The Long Road to Democracy and Free Markets

Related Categories: Democracy and Governance; Human Rights and Humanitarian Issues; Europe; Russia
Related Expert: Christopher Manion

By Christopher Manion

Assistant Professor
Boston University   

The central theme of the “Peaceful Road to Democracy” conference, sponsored in Prague by Resistance International and the American Foreign Policy Council, addressed the difficult task of transition: How do we build a free-market economy and a democratic society “from under the rubble” (in Solzhenitsyn’s phrase)?  “Mr. Gorbachev is turning the Soviet Union into one giant Beirut,” said Vladimir Bukovsky in his opening remarks at the conference.  “State structures remain the greatest obstacle to human freedom, and…socialism cannot be restructured or reformed: it can only be eliminated.”

 “…the collapse of the Soviet Union could not be reversed, so the real question was, how can we build free institutions?”

 Dozens of participants from all over the Soviet Empire reached a surprisingly strong consensus on this point: the collapse of the Soviet Empire could not be reversed, so the real question was, how can we build free institutions?

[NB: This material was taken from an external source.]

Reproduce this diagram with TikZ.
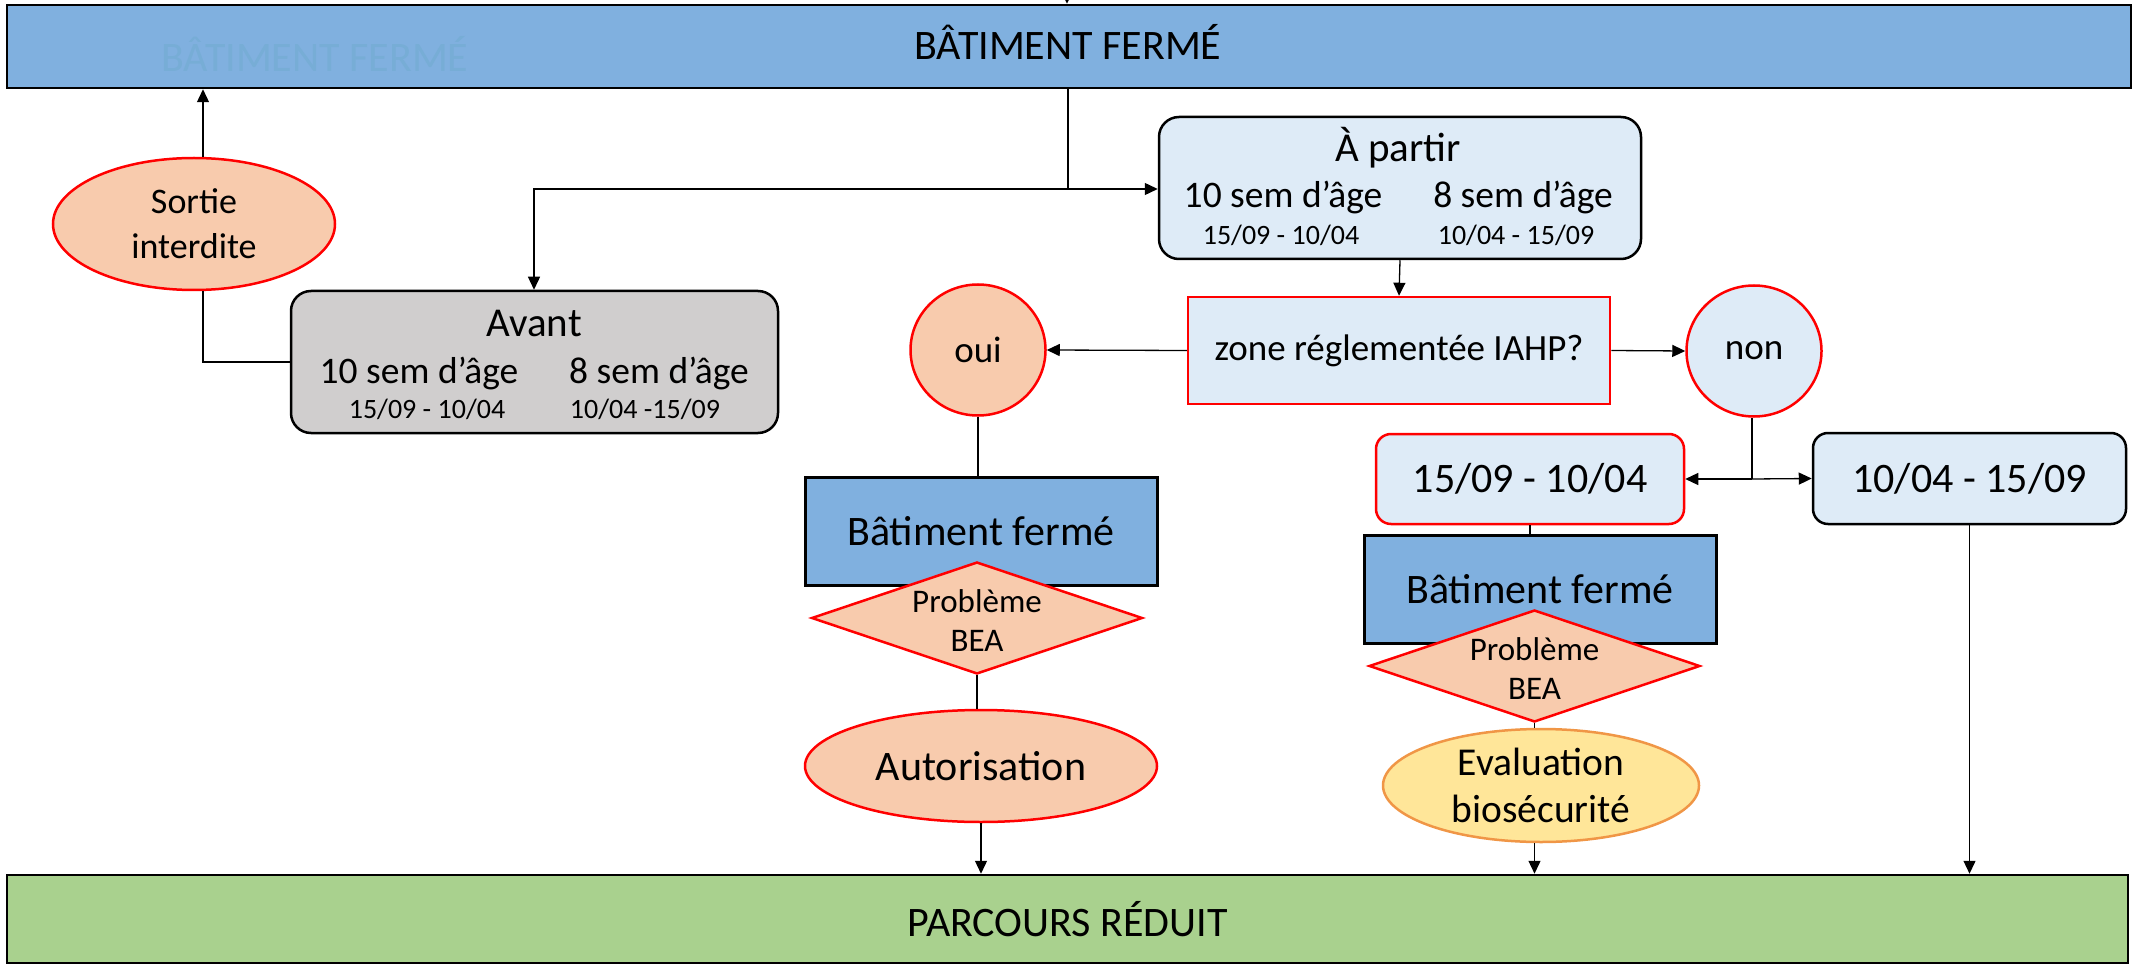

 The answers are not easy.  It took the United States hundreds of years of legal, political, and cultural experience to forge the framework for free markets and free political institutions. Consider: In our society, the most important ingredient in the conduct of our economy is the handshake; unlike many other economies, including those in democratic countries, we give real value to this most basic form of verbal contract.  The handshake constitutes an institution bound up in traditions which reach far beyond mere laws.  How can this experience be translated into the setting of a country emerging from the ruin of Communist rule?

In an address that crystallized the substance of hundreds of conversations at the conference, Sir Alan Walters gave a refreshingly encouraging answer.  You cannot buy an open-market economy off the rack, he explained, especially if it will be run by former socialist bureaucrats.  He gave many specific guidelines for achieving success – from the immediate privatizing of small enterprises and a “death sentence” (with a 5-year window) for nationalized industries, to the abolition of price controls and the removal of the nomenklatura from the enterprises.

Sir Alan has no peer when it comes to de-nationalizing industries, but even the once socialized. 

Britain had legal institutions and traditions that could sustain such changes.  In the Soviet bloc, on the other hand, lawyers and accountants have been cynical, ideological caricatures of the legal and financial professions.  Throughout the Communist bloc, from East Germany to Nicaragua, the question has arisen, “What should happen to the property seized by the state in the revolution?”  And no answers emerge from the legal and political fabric of the post-revolutionary society.  Former owners and present tenants, “worker-owners,” and governments at all levels have no basis on which to proceed.  Critical functions – the registering of deeds, the insuring of titles, the guarantee of contracts, and the like – have had no place in these systems for decades.

Clearly, the experience of the West will have to be put at the disposal of the emerging free societies of the East, with the understanding that legal and economic institutions must be based on traditions which have a genuine place in a given society.  The growth of free institutions will have to go forward at a delicate pace, and Western advisors should take pains to become conversant with the traditions and cultures of the societies desiring to initiate free-market economies.  Clearly, if indispensable market mechanisms are initiated by legal fiat, without appeal to the tradition or experience of the society in question, they will not be sustained, and might even be the cause for an eventual rejection of the entire free-market idea as an unworkable mechanism “foreign to the culture” of the emerging society.  It is a great challenge.